• What is required: In your copy, reproduce the entries exactly as they are, minus the images.

• Entries with chart source code:
>>>

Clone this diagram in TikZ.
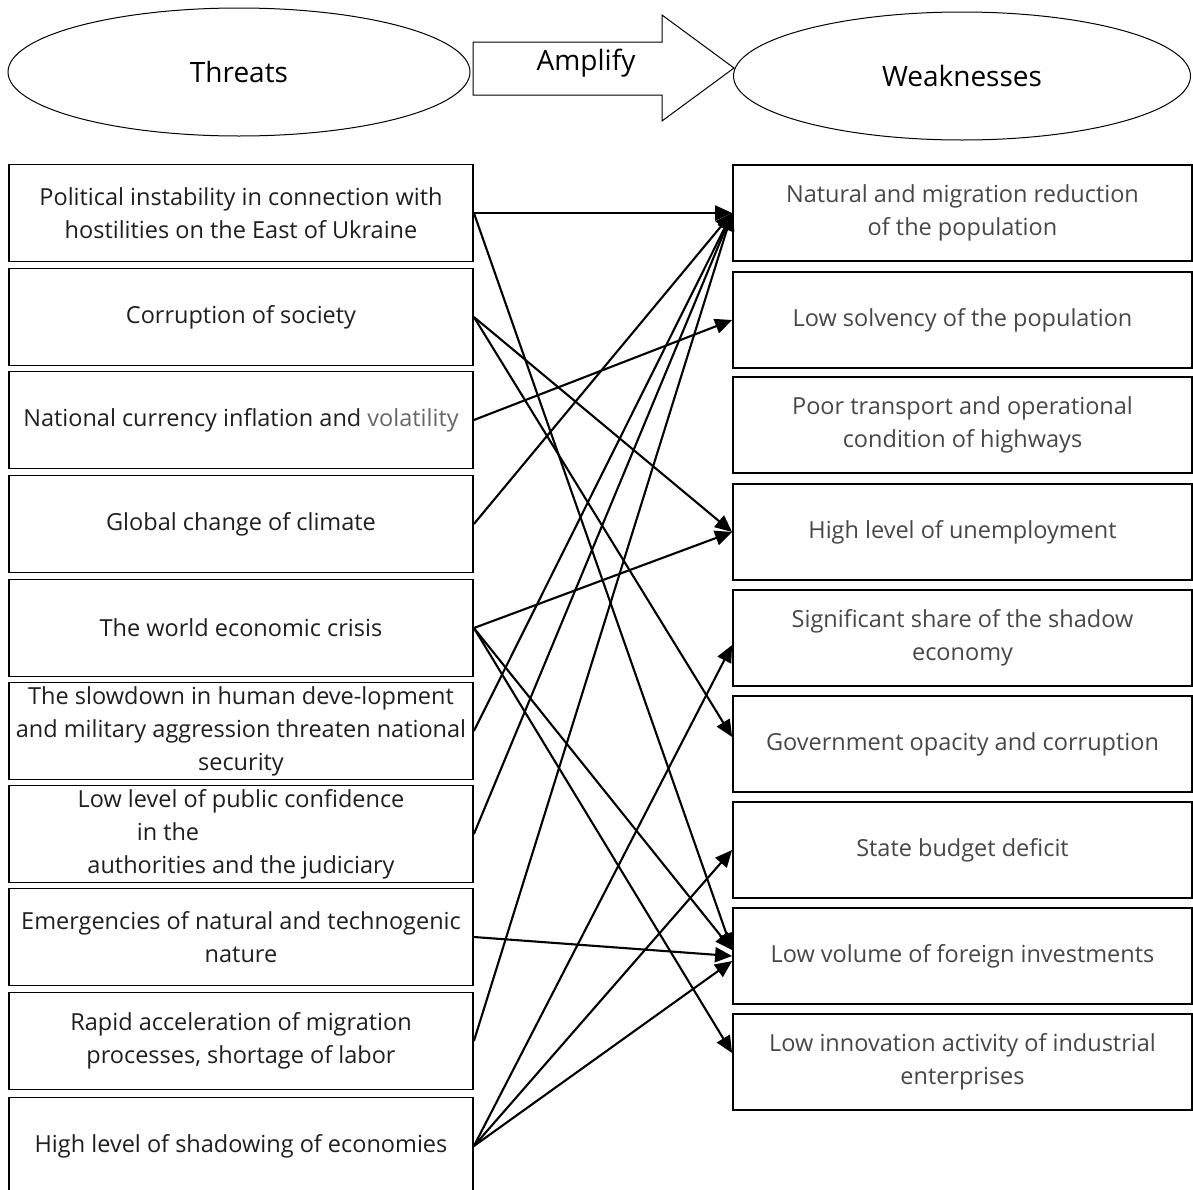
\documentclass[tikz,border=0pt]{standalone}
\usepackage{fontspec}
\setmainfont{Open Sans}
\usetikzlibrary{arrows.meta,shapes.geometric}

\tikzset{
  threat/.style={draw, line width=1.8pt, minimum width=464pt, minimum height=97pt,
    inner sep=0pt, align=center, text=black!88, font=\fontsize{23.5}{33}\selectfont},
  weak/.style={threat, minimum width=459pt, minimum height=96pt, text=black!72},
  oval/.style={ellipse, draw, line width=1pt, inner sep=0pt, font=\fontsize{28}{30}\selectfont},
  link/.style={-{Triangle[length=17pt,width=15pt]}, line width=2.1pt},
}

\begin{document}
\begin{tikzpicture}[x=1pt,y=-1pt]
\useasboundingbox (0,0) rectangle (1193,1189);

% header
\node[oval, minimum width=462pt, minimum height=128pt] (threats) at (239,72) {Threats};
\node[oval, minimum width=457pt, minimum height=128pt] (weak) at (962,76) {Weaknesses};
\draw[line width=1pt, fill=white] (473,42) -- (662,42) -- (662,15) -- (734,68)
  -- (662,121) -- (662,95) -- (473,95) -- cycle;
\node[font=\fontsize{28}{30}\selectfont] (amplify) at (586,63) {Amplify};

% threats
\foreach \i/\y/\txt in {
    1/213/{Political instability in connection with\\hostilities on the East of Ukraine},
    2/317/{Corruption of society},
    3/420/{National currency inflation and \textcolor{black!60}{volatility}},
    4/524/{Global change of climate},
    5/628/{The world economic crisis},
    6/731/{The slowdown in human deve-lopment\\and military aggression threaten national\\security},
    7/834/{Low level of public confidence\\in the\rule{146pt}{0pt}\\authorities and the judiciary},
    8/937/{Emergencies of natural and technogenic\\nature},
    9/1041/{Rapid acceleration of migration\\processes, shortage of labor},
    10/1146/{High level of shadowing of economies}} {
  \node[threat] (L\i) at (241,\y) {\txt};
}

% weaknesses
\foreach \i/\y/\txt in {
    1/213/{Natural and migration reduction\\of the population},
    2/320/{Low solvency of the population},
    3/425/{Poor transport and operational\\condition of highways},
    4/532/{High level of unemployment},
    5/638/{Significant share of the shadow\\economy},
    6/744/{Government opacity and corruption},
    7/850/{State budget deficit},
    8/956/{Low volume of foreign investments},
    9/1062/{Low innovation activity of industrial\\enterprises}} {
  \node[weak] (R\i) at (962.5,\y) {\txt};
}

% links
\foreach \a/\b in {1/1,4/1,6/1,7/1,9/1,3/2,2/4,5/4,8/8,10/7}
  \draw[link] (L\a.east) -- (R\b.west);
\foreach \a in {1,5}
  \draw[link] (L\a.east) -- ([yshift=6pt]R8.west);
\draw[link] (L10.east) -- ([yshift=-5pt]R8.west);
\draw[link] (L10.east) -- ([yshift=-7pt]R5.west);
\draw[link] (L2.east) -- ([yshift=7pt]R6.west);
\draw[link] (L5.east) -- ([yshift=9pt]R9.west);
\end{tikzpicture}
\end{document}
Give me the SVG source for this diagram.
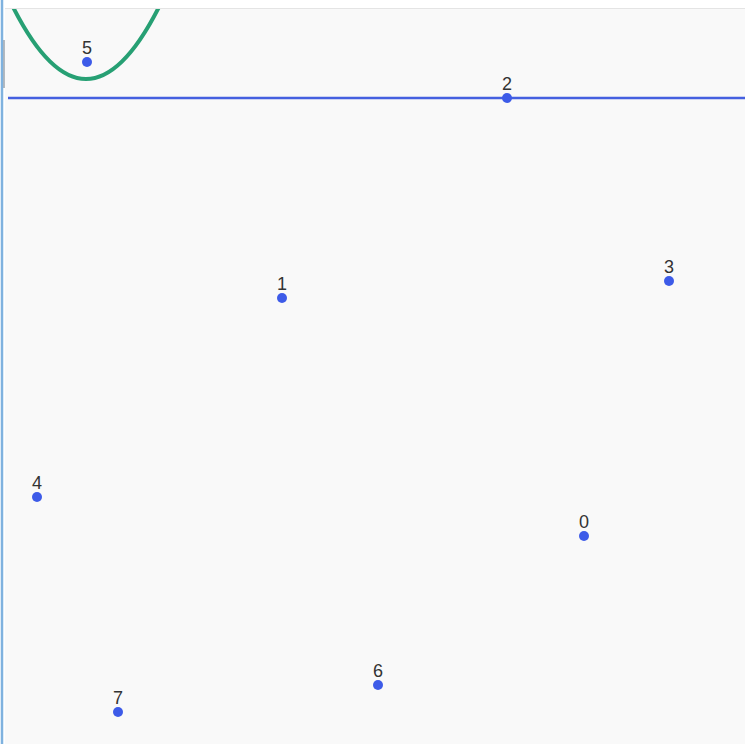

<<<

• Result for this exercise:
Clone this diagram in TikZ.
\documentclass[tikz,border=0pt]{standalone}
\usepackage{fontspec}
\setmainfont{Open Sans}
\usetikzlibrary{arrows.meta,shapes.geometric}

\tikzset{
  threat/.style={draw, line width=1.8pt, minimum width=464pt, minimum height=97pt,
    inner sep=0pt, align=center, text=black!88, font=\fontsize{23.5}{33}\selectfont},
  weak/.style={threat, minimum width=459pt, minimum height=96pt, text=black!72},
  oval/.style={ellipse, draw, line width=1pt, inner sep=0pt, font=\fontsize{28}{30}\selectfont},
  link/.style={-{Triangle[length=17pt,width=15pt]}, line width=2.1pt},
}

\begin{document}
\begin{tikzpicture}[x=1pt,y=-1pt]
\useasboundingbox (0,0) rectangle (1193,1189);

% header
\node[oval, minimum width=462pt, minimum height=128pt] (threats) at (239,72) {Threats};
\node[oval, minimum width=457pt, minimum height=128pt] (weak) at (962,76) {Weaknesses};
\draw[line width=1pt, fill=white] (473,42) -- (662,42) -- (662,15) -- (734,68)
  -- (662,121) -- (662,95) -- (473,95) -- cycle;
\node[font=\fontsize{28}{30}\selectfont] (amplify) at (586,63) {Amplify};

% threats
\foreach \i/\y/\txt in {
    1/213/{Political instability in connection with\\hostilities on the East of Ukraine},
    2/317/{Corruption of society},
    3/420/{National currency inflation and \textcolor{black!60}{volatility}},
    4/524/{Global change of climate},
    5/628/{The world economic crisis},
    6/731/{The slowdown in human deve-lopment\\and military aggression threaten national\\security},
    7/834/{Low level of public confidence\\in the\rule{146pt}{0pt}\\authorities and the judiciary},
    8/937/{Emergencies of natural and technogenic\\nature},
    9/1041/{Rapid acceleration of migration\\processes, shortage of labor},
    10/1146/{High level of shadowing of economies}} {
  \node[threat] (L\i) at (241,\y) {\txt};
}

% weaknesses
\foreach \i/\y/\txt in {
    1/213/{Natural and migration reduction\\of the population},
    2/320/{Low solvency of the population},
    3/425/{Poor transport and operational\\condition of highways},
    4/532/{High level of unemployment},
    5/638/{Significant share of the shadow\\economy},
    6/744/{Government opacity and corruption},
    7/850/{State budget deficit},
    8/956/{Low volume of foreign investments},
    9/1062/{Low innovation activity of industrial\\enterprises}} {
  \node[weak] (R\i) at (962.5,\y) {\txt};
}

% links
\foreach \a/\b in {1/1,4/1,6/1,7/1,9/1,3/2,2/4,5/4,8/8,10/7}
  \draw[link] (L\a.east) -- (R\b.west);
\foreach \a in {1,5}
  \draw[link] (L\a.east) -- ([yshift=6pt]R8.west);
\draw[link] (L10.east) -- ([yshift=-5pt]R8.west);
\draw[link] (L10.east) -- ([yshift=-7pt]R5.west);
\draw[link] (L2.east) -- ([yshift=7pt]R6.west);
\draw[link] (L5.east) -- ([yshift=9pt]R9.west);
\end{tikzpicture}
\end{document}
Give me the SVG source for this diagram.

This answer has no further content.